PRÓLOGO
ELOGIO DE LA DESOBEDIENCIA
El universo de las ideas ha tenido siempre grandes maestros y grandes discípulos, los primeros para enseñar y los segundos como garantes privilegiados de la transmisión de esa enseñanza a generaciones posteriores. ¿Es posible imaginar a Sócrates sin Platón en su estela o luego a Aristóteles sin el faro de luz de estos dos para iluminar sus cavilaciones y abrir nuevas vías? ¿Podría concebirse hoy el pensamiento especulativo en Occidente sin aquel trío sagrado de pensadores griegos, que establecieron las bases de la discusión racional, si el hilo conductor que los unía –un hilo imperceptible ajeno a la razón pero bien anclado en el territorio de los sentimientos– no hubiese servido de catalizador cultural? ¿Y cuál es ese hilo al que me estoy refiriendo? Tiene muchos nombres en potencia: afinidad, armonía, afecto, gratitud, pero yo prefiero llamarlo sencillamente amistad, que es ese vínculo desinteresado de los seres humanos sin el cual todo sería más plano, más triste, menos soportable.
Y si damos un gran salto conceptual hasta el siglo XIX para acercarnos al espíritu que guía este libro, el del marxismo, ¿no fue acaso ejemplar la fructífera amistad que unió a los autores de ese pequeño libro sublime que es el Manifiesto del Partido Comunista? La amistad que unió a Karl Marx y Friedrich Engels durante toda su vida –y que perduró en la devoción de Engels tras la muerte de su camarada– es la metáfora perfecta de lo que significa el comunismo y que bien podríamos resumir con ese verbo maravilloso que se llama compartir.

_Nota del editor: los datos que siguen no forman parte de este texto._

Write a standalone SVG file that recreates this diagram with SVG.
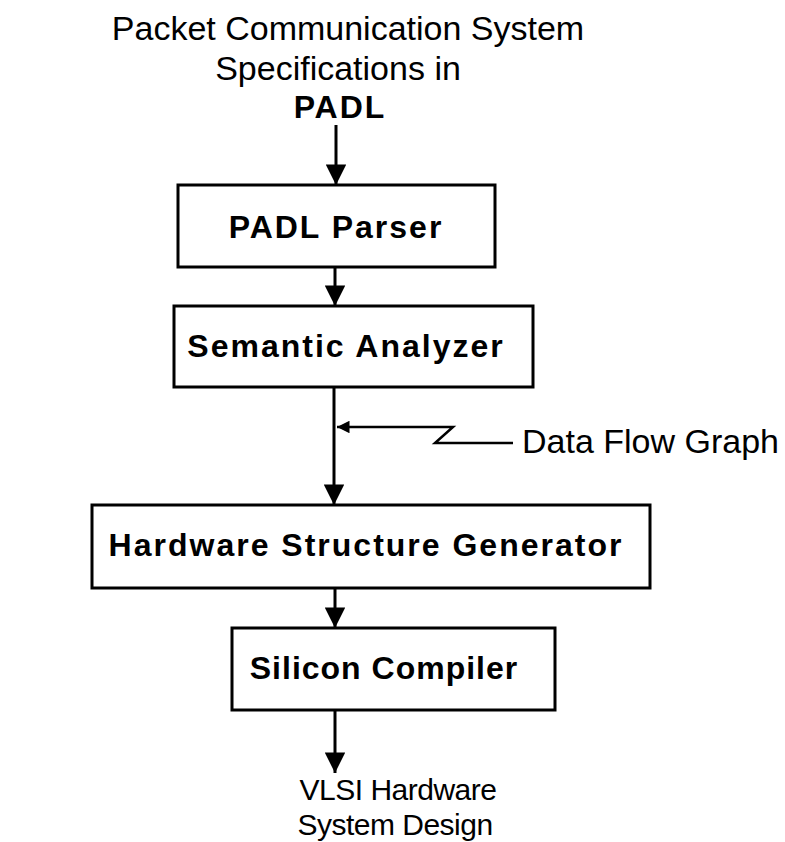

Este libro que hoy prologo tiene también algo de eso. Manuel Sacristán y José María Valverde dialogan aquí por medio de cartas y escritos interpuestos y, a través de ellos, no sólo queda patente la amistad que los unía (paradójicamente, a veces “hecha de silencios”, como confesó Valverde a propósito de un poema suyo titulado “Dialéctica histórica”, en el que retrataba a Sacristán sin que éste nunca lo supiera), sino también cuáles eran las bases ideológicas que la alimentaban: el marxismo como actitud vital –la praxis– y la desobediencia sin matices ante lo que consideraban injusto en la sociedad que les tocó vivir. Ambas cosas, amistad y desobediencia, se retroalimentaban sin cesar, ya que el caldo de cultivo en que se fueron desarrollando hasta que la muerte separó a los dos amigos era la ideología marxista y su causa común, el comunismo.
Sacristán y Valverde fueron dos grandes desobedientes. Vivir es ya de por sí difícil, decía Confucio, pero lo es más todavía cuando la desobediencia añade dificultades sin fin. En aquella España siniestra con ruido de sables nunca les faltaron tales dificultades. Lo cual no hizo sino engrandecerlos: un gran pensador que amaba el arte y un gran artista que amaba pensar desobedecieron los dictados de su tiempo y hoy merecen con creces este libro que glosa su amistad.
Por último, qué decir de ese otro gran desobediente que es Salvador López Arnal. Su fidelidad por la memoria de Manuel Sacristán tiene algo de conmovedor y ya casi legendario. Pero no hay nada de casual en ello y con estas palabras, rizando el rizo, vuelvo al principio de mi prólogo y adapto mi pregunta retórica a los tiempos actuales: ¿Es posible hoy imaginar a Manuel Sacristán sin la perseverancia de su discípulo Salvador López Arnal?